Rows from a dataset of charts and code:

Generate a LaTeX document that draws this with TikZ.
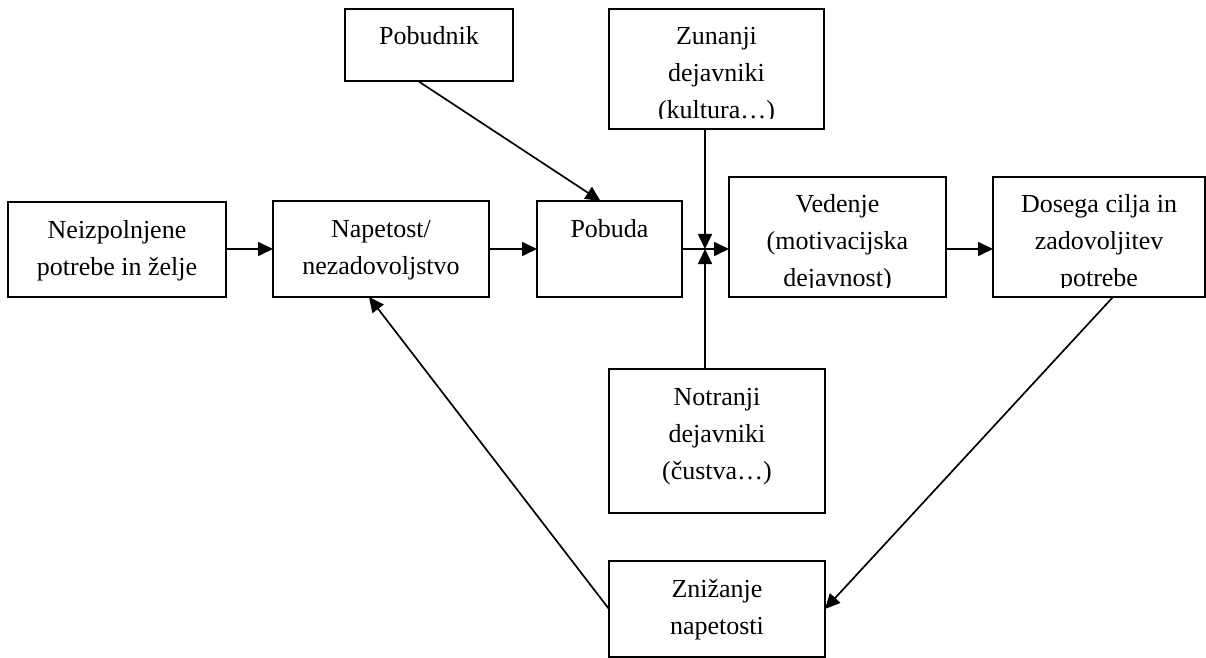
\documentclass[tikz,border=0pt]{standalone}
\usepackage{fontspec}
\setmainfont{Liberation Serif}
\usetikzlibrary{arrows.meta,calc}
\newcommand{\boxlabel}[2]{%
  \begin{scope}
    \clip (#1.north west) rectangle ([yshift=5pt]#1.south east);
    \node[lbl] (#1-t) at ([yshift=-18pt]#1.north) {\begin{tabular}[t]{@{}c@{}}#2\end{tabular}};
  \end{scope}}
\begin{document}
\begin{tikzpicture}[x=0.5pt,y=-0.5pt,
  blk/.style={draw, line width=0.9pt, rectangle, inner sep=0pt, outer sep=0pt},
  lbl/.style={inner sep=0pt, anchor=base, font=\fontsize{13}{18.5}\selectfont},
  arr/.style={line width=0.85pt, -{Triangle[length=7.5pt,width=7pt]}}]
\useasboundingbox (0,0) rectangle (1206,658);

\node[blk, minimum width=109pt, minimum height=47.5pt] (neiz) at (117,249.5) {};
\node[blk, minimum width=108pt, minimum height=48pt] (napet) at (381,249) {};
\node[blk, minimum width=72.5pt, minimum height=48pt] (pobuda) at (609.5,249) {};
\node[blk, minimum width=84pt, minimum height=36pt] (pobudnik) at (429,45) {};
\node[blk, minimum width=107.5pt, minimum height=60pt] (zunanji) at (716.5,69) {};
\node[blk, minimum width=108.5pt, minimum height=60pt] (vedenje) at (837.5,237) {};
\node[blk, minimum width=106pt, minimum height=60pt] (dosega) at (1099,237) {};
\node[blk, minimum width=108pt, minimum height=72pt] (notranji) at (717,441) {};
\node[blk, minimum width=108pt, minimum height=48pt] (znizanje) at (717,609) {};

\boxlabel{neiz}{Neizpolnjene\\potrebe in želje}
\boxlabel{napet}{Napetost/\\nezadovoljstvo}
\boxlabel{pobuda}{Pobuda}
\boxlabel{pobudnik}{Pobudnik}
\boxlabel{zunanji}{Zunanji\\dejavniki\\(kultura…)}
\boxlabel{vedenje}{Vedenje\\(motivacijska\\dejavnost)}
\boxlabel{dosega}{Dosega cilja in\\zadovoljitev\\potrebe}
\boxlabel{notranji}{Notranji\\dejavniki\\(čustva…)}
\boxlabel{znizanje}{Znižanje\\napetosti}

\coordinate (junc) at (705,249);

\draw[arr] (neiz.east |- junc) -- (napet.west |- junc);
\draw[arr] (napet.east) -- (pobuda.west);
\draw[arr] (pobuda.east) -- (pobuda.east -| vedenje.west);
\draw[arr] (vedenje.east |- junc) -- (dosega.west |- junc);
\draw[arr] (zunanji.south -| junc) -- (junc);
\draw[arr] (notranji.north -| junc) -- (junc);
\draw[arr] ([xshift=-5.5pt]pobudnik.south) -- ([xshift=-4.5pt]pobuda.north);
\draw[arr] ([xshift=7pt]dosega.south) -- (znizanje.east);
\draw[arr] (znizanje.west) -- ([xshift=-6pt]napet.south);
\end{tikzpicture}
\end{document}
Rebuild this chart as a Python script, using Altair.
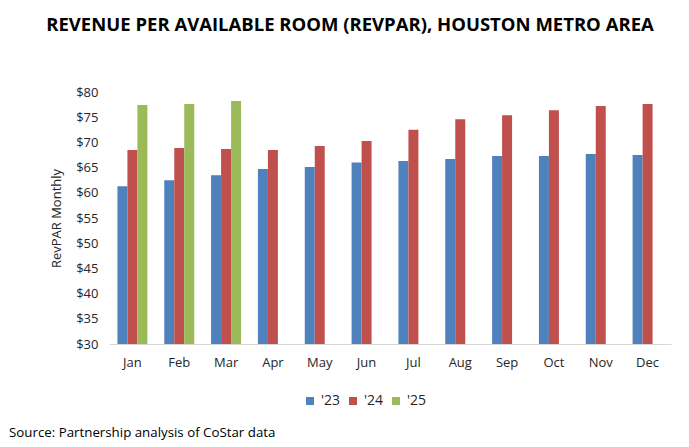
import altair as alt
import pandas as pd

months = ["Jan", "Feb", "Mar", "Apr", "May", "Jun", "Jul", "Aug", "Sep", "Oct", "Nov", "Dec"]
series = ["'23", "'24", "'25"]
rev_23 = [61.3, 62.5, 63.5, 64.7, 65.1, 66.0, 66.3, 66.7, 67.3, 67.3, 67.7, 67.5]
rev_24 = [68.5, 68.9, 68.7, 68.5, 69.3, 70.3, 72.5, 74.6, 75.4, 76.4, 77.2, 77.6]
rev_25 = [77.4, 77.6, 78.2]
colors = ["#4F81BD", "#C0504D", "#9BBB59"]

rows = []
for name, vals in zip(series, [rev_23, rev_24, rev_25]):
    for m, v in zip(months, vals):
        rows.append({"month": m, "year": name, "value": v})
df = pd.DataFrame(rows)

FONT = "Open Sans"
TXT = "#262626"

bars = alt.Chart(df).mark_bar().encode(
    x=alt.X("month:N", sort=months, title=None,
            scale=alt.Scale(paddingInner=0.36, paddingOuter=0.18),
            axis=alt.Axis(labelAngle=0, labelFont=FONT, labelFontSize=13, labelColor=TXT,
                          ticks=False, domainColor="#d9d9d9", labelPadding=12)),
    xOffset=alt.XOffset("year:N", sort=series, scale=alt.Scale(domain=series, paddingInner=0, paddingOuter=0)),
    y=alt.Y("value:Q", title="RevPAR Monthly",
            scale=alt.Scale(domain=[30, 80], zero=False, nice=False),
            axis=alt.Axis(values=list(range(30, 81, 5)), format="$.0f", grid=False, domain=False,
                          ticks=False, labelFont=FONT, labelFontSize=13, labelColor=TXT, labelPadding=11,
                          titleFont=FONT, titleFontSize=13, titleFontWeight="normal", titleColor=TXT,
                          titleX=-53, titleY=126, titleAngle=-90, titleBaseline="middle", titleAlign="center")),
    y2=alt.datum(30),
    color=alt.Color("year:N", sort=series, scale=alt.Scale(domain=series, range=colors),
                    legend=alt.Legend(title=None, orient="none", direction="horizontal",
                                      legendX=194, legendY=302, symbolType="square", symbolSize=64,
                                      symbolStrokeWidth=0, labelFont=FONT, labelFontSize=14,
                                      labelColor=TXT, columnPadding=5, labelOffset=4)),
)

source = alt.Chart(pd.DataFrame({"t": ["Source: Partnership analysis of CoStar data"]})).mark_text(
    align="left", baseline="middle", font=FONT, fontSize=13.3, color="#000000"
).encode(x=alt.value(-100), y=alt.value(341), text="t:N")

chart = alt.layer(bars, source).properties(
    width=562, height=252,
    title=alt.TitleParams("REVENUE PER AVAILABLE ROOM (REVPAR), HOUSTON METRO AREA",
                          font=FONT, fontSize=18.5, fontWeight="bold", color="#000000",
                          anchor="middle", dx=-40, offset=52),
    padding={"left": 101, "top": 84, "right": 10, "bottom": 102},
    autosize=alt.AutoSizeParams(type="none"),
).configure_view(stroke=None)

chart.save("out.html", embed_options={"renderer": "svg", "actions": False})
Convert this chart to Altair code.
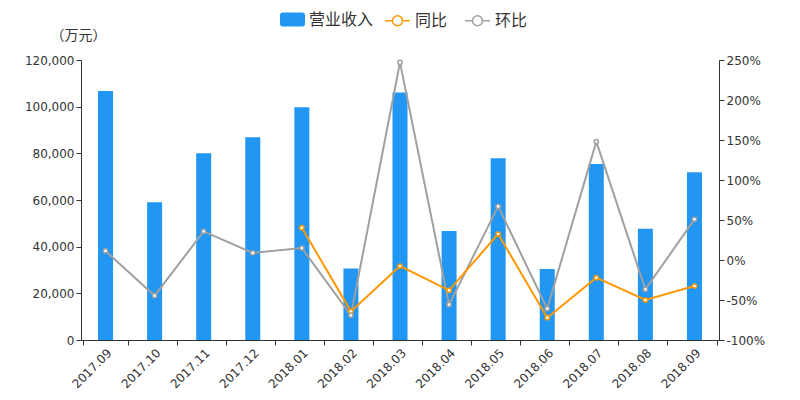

__Aim__
From the records given above, reproduce all text exactly and exclude each picture.

__Result for this exercise__
Generate a LaTeX document that draws this with TikZ.
\documentclass[tikz,border=0pt]{standalone}
\usepackage{fontspec}
\setmainfont{Liberation Serif}
\usetikzlibrary{arrows.meta,calc}
\newcommand{\boxlabel}[2]{%
  \begin{scope}
    \clip (#1.north west) rectangle ([yshift=5pt]#1.south east);
    \node[lbl] (#1-t) at ([yshift=-18pt]#1.north) {\begin{tabular}[t]{@{}c@{}}#2\end{tabular}};
  \end{scope}}
\begin{document}
\begin{tikzpicture}[x=0.5pt,y=-0.5pt,
  blk/.style={draw, line width=0.9pt, rectangle, inner sep=0pt, outer sep=0pt},
  lbl/.style={inner sep=0pt, anchor=base, font=\fontsize{13}{18.5}\selectfont},
  arr/.style={line width=0.85pt, -{Triangle[length=7.5pt,width=7pt]}}]
\useasboundingbox (0,0) rectangle (1206,658);

\node[blk, minimum width=109pt, minimum height=47.5pt] (neiz) at (117,249.5) {};
\node[blk, minimum width=108pt, minimum height=48pt] (napet) at (381,249) {};
\node[blk, minimum width=72.5pt, minimum height=48pt] (pobuda) at (609.5,249) {};
\node[blk, minimum width=84pt, minimum height=36pt] (pobudnik) at (429,45) {};
\node[blk, minimum width=107.5pt, minimum height=60pt] (zunanji) at (716.5,69) {};
\node[blk, minimum width=108.5pt, minimum height=60pt] (vedenje) at (837.5,237) {};
\node[blk, minimum width=106pt, minimum height=60pt] (dosega) at (1099,237) {};
\node[blk, minimum width=108pt, minimum height=72pt] (notranji) at (717,441) {};
\node[blk, minimum width=108pt, minimum height=48pt] (znizanje) at (717,609) {};

\boxlabel{neiz}{Neizpolnjene\\potrebe in želje}
\boxlabel{napet}{Napetost/\\nezadovoljstvo}
\boxlabel{pobuda}{Pobuda}
\boxlabel{pobudnik}{Pobudnik}
\boxlabel{zunanji}{Zunanji\\dejavniki\\(kultura…)}
\boxlabel{vedenje}{Vedenje\\(motivacijska\\dejavnost)}
\boxlabel{dosega}{Dosega cilja in\\zadovoljitev\\potrebe}
\boxlabel{notranji}{Notranji\\dejavniki\\(čustva…)}
\boxlabel{znizanje}{Znižanje\\napetosti}

\coordinate (junc) at (705,249);

\draw[arr] (neiz.east |- junc) -- (napet.west |- junc);
\draw[arr] (napet.east) -- (pobuda.west);
\draw[arr] (pobuda.east) -- (pobuda.east -| vedenje.west);
\draw[arr] (vedenje.east |- junc) -- (dosega.west |- junc);
\draw[arr] (zunanji.south -| junc) -- (junc);
\draw[arr] (notranji.north -| junc) -- (junc);
\draw[arr] ([xshift=-5.5pt]pobudnik.south) -- ([xshift=-4.5pt]pobuda.north);
\draw[arr] ([xshift=7pt]dosega.south) -- (znizanje.east);
\draw[arr] (znizanje.west) -- ([xshift=-6pt]napet.south);
\end{tikzpicture}
\end{document}
Rebuild this chart as a Python script, using Altair.
import altair as alt
import pandas as pd

months = ["Jan", "Feb", "Mar", "Apr", "May", "Jun", "Jul", "Aug", "Sep", "Oct", "Nov", "Dec"]
series = ["'23", "'24", "'25"]
rev_23 = [61.3, 62.5, 63.5, 64.7, 65.1, 66.0, 66.3, 66.7, 67.3, 67.3, 67.7, 67.5]
rev_24 = [68.5, 68.9, 68.7, 68.5, 69.3, 70.3, 72.5, 74.6, 75.4, 76.4, 77.2, 77.6]
rev_25 = [77.4, 77.6, 78.2]
colors = ["#4F81BD", "#C0504D", "#9BBB59"]

rows = []
for name, vals in zip(series, [rev_23, rev_24, rev_25]):
    for m, v in zip(months, vals):
        rows.append({"month": m, "year": name, "value": v})
df = pd.DataFrame(rows)

FONT = "Open Sans"
TXT = "#262626"

bars = alt.Chart(df).mark_bar().encode(
    x=alt.X("month:N", sort=months, title=None,
            scale=alt.Scale(paddingInner=0.36, paddingOuter=0.18),
            axis=alt.Axis(labelAngle=0, labelFont=FONT, labelFontSize=13, labelColor=TXT,
                          ticks=False, domainColor="#d9d9d9", labelPadding=12)),
    xOffset=alt.XOffset("year:N", sort=series, scale=alt.Scale(domain=series, paddingInner=0, paddingOuter=0)),
    y=alt.Y("value:Q", title="RevPAR Monthly",
            scale=alt.Scale(domain=[30, 80], zero=False, nice=False),
            axis=alt.Axis(values=list(range(30, 81, 5)), format="$.0f", grid=False, domain=False,
                          ticks=False, labelFont=FONT, labelFontSize=13, labelColor=TXT, labelPadding=11,
                          titleFont=FONT, titleFontSize=13, titleFontWeight="normal", titleColor=TXT,
                          titleX=-53, titleY=126, titleAngle=-90, titleBaseline="middle", titleAlign="center")),
    y2=alt.datum(30),
    color=alt.Color("year:N", sort=series, scale=alt.Scale(domain=series, range=colors),
                    legend=alt.Legend(title=None, orient="none", direction="horizontal",
                                      legendX=194, legendY=302, symbolType="square", symbolSize=64,
                                      symbolStrokeWidth=0, labelFont=FONT, labelFontSize=14,
                                      labelColor=TXT, columnPadding=5, labelOffset=4)),
)

source = alt.Chart(pd.DataFrame({"t": ["Source: Partnership analysis of CoStar data"]})).mark_text(
    align="left", baseline="middle", font=FONT, fontSize=13.3, color="#000000"
).encode(x=alt.value(-100), y=alt.value(341), text="t:N")

chart = alt.layer(bars, source).properties(
    width=562, height=252,
    title=alt.TitleParams("REVENUE PER AVAILABLE ROOM (REVPAR), HOUSTON METRO AREA",
                          font=FONT, fontSize=18.5, fontWeight="bold", color="#000000",
                          anchor="middle", dx=-40, offset=52),
    padding={"left": 101, "top": 84, "right": 10, "bottom": 102},
    autosize=alt.AutoSizeParams(type="none"),
).configure_view(stroke=None)

chart.save("out.html", embed_options={"renderer": "svg", "actions": False})
Convert this chart to Altair code.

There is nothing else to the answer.